納棺師が綴る『故人カルテ』

2015.10.04

故人のカルテ

「故人の尊厳を守る」とよく耳にします。
具体的には?と問いたくなることがしばしばあります。
そのための「最低条件」は、故人の「お体、お顔」をケア、保全することです。

亡くなられたときの原因、どのような処置を受けてきたか?

さらに、温度、湿度、ご安置場所など、状況や環境によってもお体の変化の度合いが変わってきます。

 

しかし、病院やホームの人は「生きている人」をみていますので、
ご逝去後、どのようにお体が変化していくのかを知らない方がとても多いのです。

病院では、「エンゼルケア」と呼ばれる処置をすることがあります。お化粧をする場合も多くあります。その場では、それで十分だと思います。

しかし、生理現象や環境によって、状態は変わります。

正しい施しをしなければ、この変化には対応できません。

 

生体学的なアプローチから、ご逝去後の正しい施しは「故人の尊厳を守る」ことの最低条件です。

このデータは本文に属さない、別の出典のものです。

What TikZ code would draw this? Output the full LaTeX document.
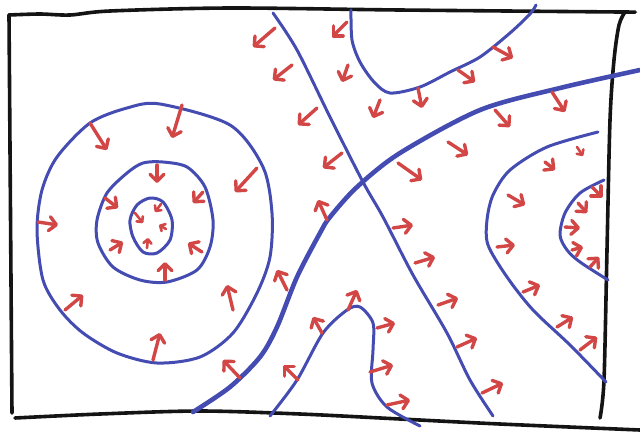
\documentclass[tikz,border=0pt]{standalone}
\usetikzlibrary{arrows.meta}
\definecolor{pen}{RGB}{20,20,20}
\definecolor{cblue}{RGB}{68,76,178}
\definecolor{cred}{RGB}{210,70,70}
\tikzset{
  frame/.style={draw=pen,line width=3.6pt,line cap=round,line join=round},
  contour/.style={draw=cblue,line width=3pt,line cap=round},
  thickcontour/.style={draw=cblue,line width=4.6pt,line cap=round},
  grad/.style={draw=cred,line width=3.4pt,line cap=round,
    -{Straight Barb[length=7pt,width=14pt,line cap=round,line join=round]}},
  smallgrad/.style={draw=cred,line width=2.6pt,line cap=round,
    -{Straight Barb[length=4pt,width=8pt,line cap=round,line join=round]}}
}
\begin{document}
\begin{tikzpicture}[x=1pt,y=-1pt]
\useasboundingbox (0,0) rectangle (640,432);
% frame
\draw[frame] (12,413) -- (9,15);
\draw[frame] plot[smooth] coordinates {(9,15) (40,14) (70,15) (110,11) (230,8) (400,10) (620,12) (625,12)};
\draw[frame] plot[smooth] coordinates {(625,12) (619,25) (614,60) (610,120) (607,250) (604,380) (600,418)};
\draw[frame] plot[smooth] coordinates {(15,418) (100,414) (200,411) (300,414) (400,419) (500,424) (640,430)};
% concentric contours
\draw[contour] plot[smooth cycle] coordinates {(160,104) (230,125) (263,167) (272,213) (270,257) (257,293) (233,333) (200,357) (157,363) (117,353) (83,333) (60,310) (43,280) (37,230) (42,190) (57,157) (90,123) (127,108)};
\draw[contour] plot[smooth cycle] coordinates {(163,162) (187,167) (205,187) (213,220) (210,247) (197,270) (167,282) (140,280) (113,267) (98,243) (97,220) (107,193) (127,173) (143,163)};
\draw[contour] plot[smooth cycle] coordinates {(150,198) (163,202) (172,220) (170,240) (157,253) (143,252) (133,237) (130,220) (137,205)};
% diagonal contour
\draw[contour] plot[smooth] coordinates {(273,13) (297,50) (330,117) (363,182) (383,217) (413,275) (447,333) (470,380) (493,416)};
% upper hyperbola branch
\draw[contour] plot[smooth] coordinates {(351,10) (352,40) (360,62) (374,82) (390,93) (420,87) (450,72) (480,57) (510,33) (530,14) (536,5)};
% thick separatrix
\draw[thickcontour] plot[smooth] coordinates {(640,70) (560,88) (480,110) (400,153) (357,187) (330,217) (320,233) (297,277) (277,327) (260,357) (230,387) (193,412)};
% bump at bottom
\draw[contour] plot[smooth] coordinates {(270,416) (297,380) (323,333) (347,310) (360,307) (373,323) (373,350) (372,383) (387,407) (420,426)};
% right contours
\draw[contour] plot[smooth] coordinates {(598,132) (547,147) (510,170) (493,195) (487,220) (488,245) (507,277) (533,310) (570,345) (606,382)};
\draw[contour] plot[smooth] coordinates {(604,180) (580,193) (565,213) (560,235) (567,250) (580,262) (608,280)};
% gradient arrows, left rings
\draw[grad] (90,123) -- (107,150);
\draw[grad] (182,105) -- (172,138);
\draw[grad] (257,168) -- (235,192);
\draw[grad] (38,222) -- (58,225);
\draw[grad] (65,310) -- (83,295);
\draw[grad] (153,360) -- (160,333);
\draw[grad] (233,310) -- (227,285);
\draw[grad] (240,378) -- (223,360);
\draw[grad] (157,165) -- (157,183);
\draw[grad] (203,192) -- (193,203);
\draw[grad] (202,252) -- (188,243);
\draw[grad] (165,280) -- (165,262);
\draw[grad] (110,250) -- (123,242);
\draw[grad] (105,198) -- (118,208);
\draw[smallgrad] (135,213) -- (143,223);
\draw[smallgrad] (161,204) -- (155,212);
\draw[smallgrad] (166,229) -- (159,225);
\draw[smallgrad] (147,248) -- (148,238);
% upper area
\draw[grad] (275,28) -- (253,47);
\draw[grad] (347,22) -- (332,37);
\draw[grad] (292,65) -- (273,80);
\draw[grad] (348,65) -- (342,82);
\draw[grad] (317,108) -- (298,125);
\draw[grad] (380,100) -- (373,118);
\draw[grad] (418,88) -- (422,108);
\draw[grad] (493,47) -- (513,58);
\draw[grad] (458,70) -- (475,82);
\draw[grad] (342,153) -- (323,168);
\draw[grad] (552,92) -- (565,112);
\draw[grad] (495,110) -- (510,127);
\draw[grad] (448,142) -- (468,155);
\draw[grad] (398,163) -- (422,180);
\draw[smallgrad] (577,147) -- (583,156);
\draw[grad] (545,162) -- (555,170);
\draw[grad] (508,195) -- (525,205);
\draw[grad] (592,187) -- (602,197);
\draw[grad] (578,203) -- (587,213);
\draw[grad] (327,220) -- (318,200);
% lower area
\draw[grad] (287,290) -- (277,270);
\draw[grad] (298,380) -- (283,365);
\draw[grad] (322,333) -- (313,317);
\draw[grad] (348,310) -- (357,290);
\draw[grad] (377,328) -- (395,323);
\draw[grad] (370,372) -- (393,365);
\draw[grad] (387,405) -- (410,400);
\draw[grad] (393,228) -- (413,225);
\draw[grad] (415,263) -- (435,257);
\draw[grad] (438,305) -- (458,298);
\draw[grad] (457,347) -- (477,338);
\draw[grad] (482,393) -- (503,383);
\draw[grad] (497,247) -- (515,245);
\draw[grad] (523,292) -- (540,285);
\draw[grad] (557,327) -- (573,317);
\draw[grad] (580,350) -- (597,337);
\draw[grad] (565,227) -- (580,228);
\draw[grad] (572,250) -- (583,247);
\draw[grad] (590,267) -- (599,257);
\end{tikzpicture}
\end{document}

「故人のカルテ」をつくることにより数多くの症例、変化、そして施しの記録が残ります。そして蓄積されていきます。

故人は「言葉を発する」ことは出来ません。

しかし、故人のお体から発する「メッセージ」は必ずあるのです。

 

故人から「おくりびと」への伝言では、故人からのメッセージを元に「故人のカルテ」をご紹介させていただきます。